-- Begin --
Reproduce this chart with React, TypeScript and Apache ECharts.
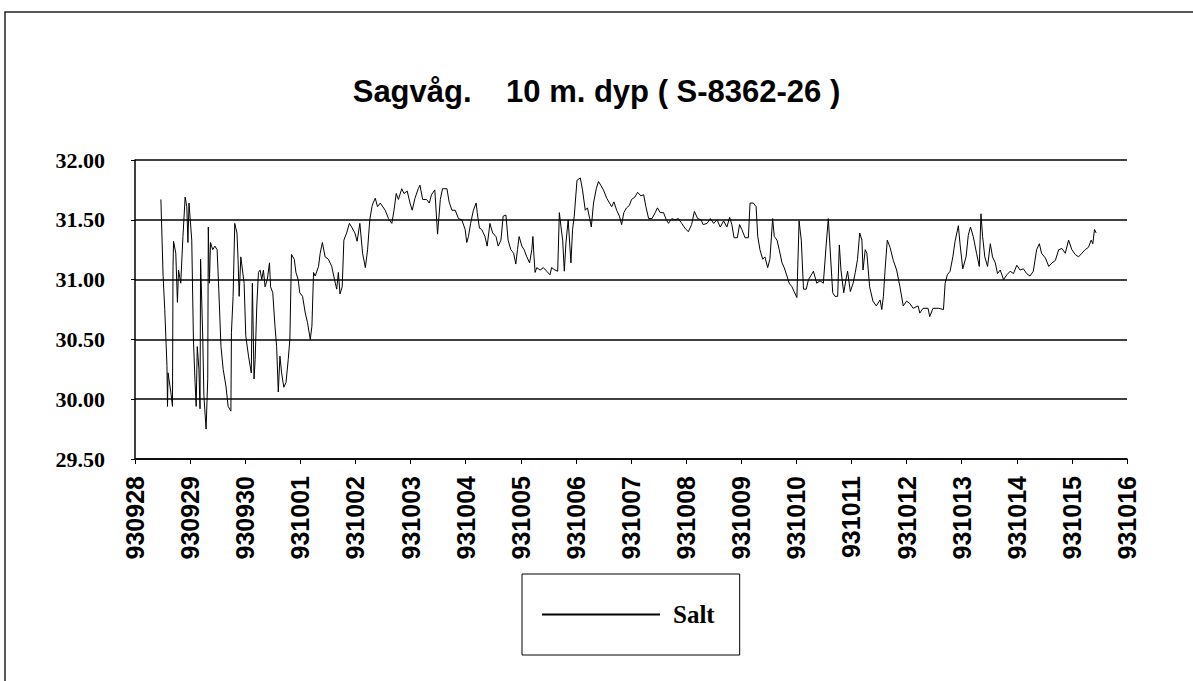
import React, { useEffect, useRef } from "react";
import * as echarts from "echarts";

const dateLabels = [
  "930928", "930929", "930930", "931001", "931002", "931003", "931004",
  "931005", "931006", "931007", "931008", "931009", "931010", "931011",
  "931012", "931013", "931014", "931015", "931016",
];

const yTicks = [29.5, 30.0, 30.5, 31.0, 31.5, 32.0];

// time in days after 930928 00:00
const dayOffset = [
  0.47, 0.51, 0.54, 0.58, 0.59, 0.60, 0.65, 0.68, 0.69, 0.70, 0.74, 0.77, 0.79, 0.83, 0.87, 0.91, 0.94, 0.96, 0.98,
  1.03, 1.06, 1.09, 1.11, 1.13, 1.16, 1.18, 1.19, 1.23, 1.25, 1.29, 1.32, 1.33, 1.35, 1.37, 1.41, 1.45, 1.49, 1.52,
  1.56, 1.60, 1.65, 1.69, 1.74, 1.75, 1.78, 1.81, 1.85, 1.87, 1.89, 1.92, 1.95, 1.98,
  2.01, 2.06, 2.11, 2.13, 2.16, 2.18, 2.21, 2.24, 2.27, 2.30, 2.33, 2.36, 2.40, 2.44, 2.46, 2.50, 2.54, 2.57, 2.60,
  2.63, 2.66, 2.70, 2.74, 2.78, 2.81, 2.84, 2.89, 2.92, 2.96, 2.99,
  3.04, 3.09, 3.13, 3.18, 3.21, 3.24, 3.27, 3.33, 3.36, 3.40, 3.45, 3.51, 3.57, 3.62, 3.66, 3.69, 3.72, 3.76, 3.79,
  3.84, 3.89, 3.93, 3.99,
  4.03, 4.08, 4.13, 4.18, 4.22, 4.26, 4.30, 4.32, 4.36, 4.40, 4.45, 4.54, 4.60, 4.66, 4.70, 4.74, 4.78, 4.84, 4.88,
  4.94, 4.99,
  5.03, 5.08, 5.14, 5.17, 5.22, 5.29, 5.34, 5.38, 5.44, 5.49, 5.54, 5.58, 5.66, 5.70, 5.75, 5.81, 5.87, 5.93, 5.99,
  6.02, 6.05, 6.09, 6.14, 6.19, 6.21, 6.25, 6.29, 6.35, 6.39, 6.44, 6.49, 6.55, 6.59, 6.64, 6.68, 6.73, 6.77, 6.82,
  6.87, 6.91, 6.94, 6.97,
  7.02, 7.06, 7.11, 7.16, 7.20, 7.22, 7.24, 7.26, 7.29, 7.35, 7.41, 7.47, 7.53, 7.56, 7.62, 7.67, 7.70, 7.73, 7.76,
  7.79, 7.82, 7.86, 7.91, 7.94, 7.97,
  8.02, 8.08, 8.12, 8.17, 8.21, 8.25, 8.28, 8.32, 8.37, 8.41, 8.45, 8.50, 8.56, 8.61, 8.65, 8.69, 8.74, 8.79, 8.83,
  8.87, 8.92, 8.97,
  9.01, 9.07, 9.12, 9.18, 9.23, 9.27, 9.32, 9.38, 9.44, 9.48, 9.53, 9.59, 9.64, 9.68, 9.74, 9.80, 9.86, 9.92, 9.98,
  10.04, 10.10, 10.15, 10.21, 10.27, 10.31, 10.38, 10.44, 10.50, 10.56, 10.62, 10.68, 10.74, 10.79, 10.83, 10.87,
  10.93, 10.97,
  11.01, 11.07, 11.13, 11.16, 11.22, 11.27, 11.30, 11.34, 11.39, 11.43, 11.48, 11.52, 11.57, 11.60, 11.65, 11.69,
  11.74, 11.78, 11.83, 11.87, 11.92, 11.96,
  12.01, 12.05, 12.09, 12.13, 12.18, 12.22, 12.26, 12.31, 12.37, 12.43, 12.49, 12.54, 12.58, 12.61, 12.66, 12.70,
  12.75, 12.78, 12.81, 12.86, 12.90, 12.93, 12.98,
  13.03, 13.07, 13.11, 13.15, 13.19, 13.21, 13.25, 13.28, 13.33, 13.39, 13.45, 13.52, 13.55, 13.58, 13.61, 13.65,
  13.70, 13.76, 13.82, 13.88, 13.94,
  14.00, 14.06, 14.12, 14.21, 14.24, 14.30, 14.39, 14.42, 14.48, 14.58, 14.67, 14.70, 14.74, 14.79, 14.84, 14.88,
  14.94, 14.97,
  15.02, 15.08, 15.12, 15.16, 15.21, 15.27, 15.32, 15.35, 15.38, 15.42, 15.47, 15.52, 15.56, 15.61, 15.65, 15.70,
  15.76, 15.82, 15.88, 15.94,
  16.00, 16.06, 16.12, 16.18, 16.24, 16.30, 16.36, 16.41, 16.45, 16.52, 16.58, 16.64, 16.70, 16.76, 16.82, 16.88,
  16.94,
  17.00, 17.06, 17.12, 17.18, 17.24, 17.30, 17.35, 17.38, 17.41, 17.44,
];

const salt = [
  31.67, 31.03, 30.75, 30.28, 29.94, 30.22, 30.06, 29.94, 31.11, 31.32, 31.22, 30.81, 31.08, 30.97, 31.36, 31.69, 31.61, 31.31, 31.64,
  31.33, 30.50, 30.14, 29.94, 30.44, 30.25, 29.92, 31.17, 30.50, 30.03, 29.75, 30.17, 31.44, 30.97, 31.31, 31.25, 31.28, 31.25, 30.92,
  30.44, 30.25, 30.11, 29.94, 29.90, 30.56, 30.86, 31.47, 31.39, 31.17, 30.86, 31.19, 31.08, 30.97,
  30.53, 30.36, 30.22, 30.97, 30.17, 30.33, 30.78, 31.06, 31.08, 31.00, 31.08, 30.94, 31.00, 31.14, 30.94, 30.89, 30.61, 30.44, 30.06,
  30.36, 30.22, 30.10, 30.14, 30.33, 30.50, 31.21, 31.17, 31.06, 31.00, 30.89,
  30.86, 30.72, 30.64, 30.50, 30.61, 31.06, 31.03, 31.11, 31.22, 31.31, 31.19, 31.17, 31.11, 31.00, 30.92, 31.06, 30.88, 30.94, 31.33,
  31.39, 31.47, 31.44, 31.39,
  31.32, 31.47, 31.22, 31.10, 31.25, 31.50, 31.61, 31.64, 31.68, 31.61, 31.64, 31.58, 31.51, 31.47, 31.58, 31.72, 31.67, 31.76, 31.72,
  31.74, 31.64,
  31.58, 31.68, 31.76, 31.79, 31.67, 31.67, 31.64, 31.71, 31.75, 31.38, 31.67, 31.76, 31.76, 31.65, 31.58, 31.58, 31.51, 31.50, 31.42,
  31.31, 31.36, 31.47, 31.58, 31.64, 31.56, 31.43, 31.42, 31.36, 31.28, 31.47, 31.39, 31.36, 31.28, 31.33, 31.53, 31.54, 31.33, 31.25,
  31.22, 31.13, 31.25, 31.36,
  31.28, 31.25, 31.19, 31.14, 31.25, 31.36, 31.19, 31.06, 31.10, 31.08, 31.10, 31.07, 31.04, 31.10, 31.08, 31.07, 31.56, 31.44, 31.33,
  31.07, 31.31, 31.50, 31.14, 31.42, 31.53,
  31.83, 31.85, 31.75, 31.58, 31.60, 31.51, 31.44, 31.64, 31.76, 31.82, 31.79, 31.75, 31.68, 31.64, 31.61, 31.65, 31.58, 31.53, 31.46,
  31.56, 31.60, 31.62,
  31.67, 31.69, 31.73, 31.70, 31.71, 31.61, 31.51, 31.51, 31.56, 31.60, 31.56, 31.56, 31.50, 31.47, 31.51, 31.50, 31.51, 31.47, 31.43,
  31.40, 31.46, 31.57, 31.51, 31.50, 31.46, 31.47, 31.51, 31.47, 31.50, 31.44, 31.49, 31.44, 31.52, 31.46, 31.35,
  31.35, 31.46,
  31.42, 31.35, 31.35, 31.64, 31.64, 31.61, 31.36, 31.25, 31.17, 31.19, 31.10, 31.17, 31.51, 31.36, 31.33, 31.25,
  31.14, 31.10, 31.03, 30.97, 30.94, 30.90,
  30.85, 31.49, 31.33, 30.92, 30.92, 31.00, 31.03, 31.07, 30.97, 30.99, 30.97, 31.28, 31.51, 31.28, 30.89, 30.86,
  30.86, 31.29, 31.08, 30.89, 31.00, 31.07, 30.90,
  30.97, 31.06, 31.17, 31.39, 31.33, 31.08, 31.25, 31.22, 30.94, 30.82, 30.78, 30.83, 30.75, 30.86, 31.08, 31.33,
  31.27, 31.16, 31.08, 30.94, 30.78,
  30.82, 30.80, 30.76, 30.78, 30.72, 30.76, 30.76, 30.69, 30.76, 30.76, 30.75, 30.97, 31.04, 31.07, 31.19, 31.32,
  31.45, 31.30,
  31.09, 31.19, 31.37, 31.44, 31.36, 31.22, 31.11, 31.55, 31.36, 31.19, 31.11, 31.30, 31.19, 31.14, 31.05, 31.08,
  31.00, 31.04, 31.07, 31.05,
  31.12, 31.08, 31.09, 31.05, 31.03, 31.07, 31.25, 31.30, 31.22, 31.18, 31.11, 31.14, 31.16, 31.25, 31.26, 31.22,
  31.33,
  31.25, 31.21, 31.19, 31.22, 31.25, 31.27, 31.33, 31.30, 31.42, 31.39,
];

const titleText = "Sagvåg.    10 m. dyp ( S-8362-26 )";
const seriesName = "Salt";

export default function App() {
  const ref = useRef<HTMLDivElement>(null);
  useEffect(() => {
    if (!ref.current) return;
    const chart = echarts.init(ref.current, undefined, { renderer: "svg" });
    const n = Math.min(dayOffset.length, salt.length);
    const data: [number, number][] = [];
    for (let i = 0; i < n; i++) data.push([dayOffset[i], salt[i]]);
    chart.setOption({
      animation: false,
      backgroundColor: "#fff",
      title: {
        text: titleText,
        left: "center",
        top: 71,
        textStyle: {
          fontFamily: "Liberation Sans, Arial, sans-serif",
          fontWeight: "bold",
          fontSize: 31,
          color: "#000",
        },
      },
      graphic: [
        {
          type: "rect",
          shape: { x: 5, y: 12, width: 1300, height: 800 },
          style: { fill: "none", stroke: "#222", lineWidth: 1.5 },
          silent: true,
        },
      ],
      legend: {
        show: true,
        left: 522,
        top: 574,
        orient: "horizontal",
        padding: [28, 25, 28, 20],
        borderColor: "#000",
        borderWidth: 1,
        itemWidth: 118,
        itemHeight: 2,
        icon: "rect",
        itemStyle: { color: "#000" },
        textStyle: {
          fontFamily: "Liberation Serif, Times New Roman, serif",
          fontWeight: "bold",
          fontSize: 25,
          color: "#000",
          padding: [0, 0, 0, 8],
        },
        data: [seriesName],
      },
      grid: { left: 135, right: 66, top: 160, bottom: 222, containLabel: false },
      xAxis: {
        type: "value",
        min: 0,
        max: dateLabels.length - 1,
        interval: 1,
        splitLine: { show: false },
        axisLine: { show: true, lineStyle: { color: "#000", width: 1.5 } },
        axisTick: { show: true, length: 5, lineStyle: { color: "#000", width: 1 } },
        axisLabel: {
          rotate: 90,
          margin: 17,
          formatter: (v: number) => dateLabels[Math.round(v)] ?? "",
          fontFamily: "Liberation Sans, Arial, sans-serif",
          fontWeight: "bold",
          fontSize: 25,
          color: "#000",
        },
      },
      yAxis: {
        type: "value",
        min: yTicks[0],
        max: yTicks[yTicks.length - 1],
        interval: 0.5,
        axisLine: { show: true, lineStyle: { color: "#000", width: 1.5 } },
        axisTick: { show: true, length: 4, lineStyle: { color: "#000" } },
        splitLine: { show: true, lineStyle: { color: "#000", width: 1.5 } },
        axisLabel: {
          margin: 30,
          formatter: (v: number) => v.toFixed(2),
          fontFamily: "Liberation Serif, Times New Roman, serif",
          fontWeight: "bold",
          fontSize: 22,
          color: "#000",
        },
      },
      series: [
        {
          name: seriesName,
          type: "line",
          data,
          symbol: "none",
          showSymbol: false,
          lineStyle: { color: "#000", width: 1 },
          itemStyle: { color: "#000" },
        },
      ],
    });
    return () => chart.dispose();
  }, []);
  return (
    <div
      ref={ref}
      style={{ position: "fixed", left: 0, top: 0, width: 1193, height: 681, background: "#fff" }}
    />
  );
}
-- End --
Requirement:
Give again exactly the lines running from the beginning of the material above through the line that contains "const yTicks = [29.5, 30.0, 30.5, 31.0, 31.5, 32.0];", and leave out every picture.

Full response:
Reproduce this chart with React, TypeScript and Apache ECharts.
import React, { useEffect, useRef } from "react";
import * as echarts from "echarts";

const dateLabels = [
  "930928", "930929", "930930", "931001", "931002", "931003", "931004",
  "931005", "931006", "931007", "931008", "931009", "931010", "931011",
  "931012", "931013", "931014", "931015", "931016",
];

const yTicks = [29.5, 30.0, 30.5, 31.0, 31.5, 32.0];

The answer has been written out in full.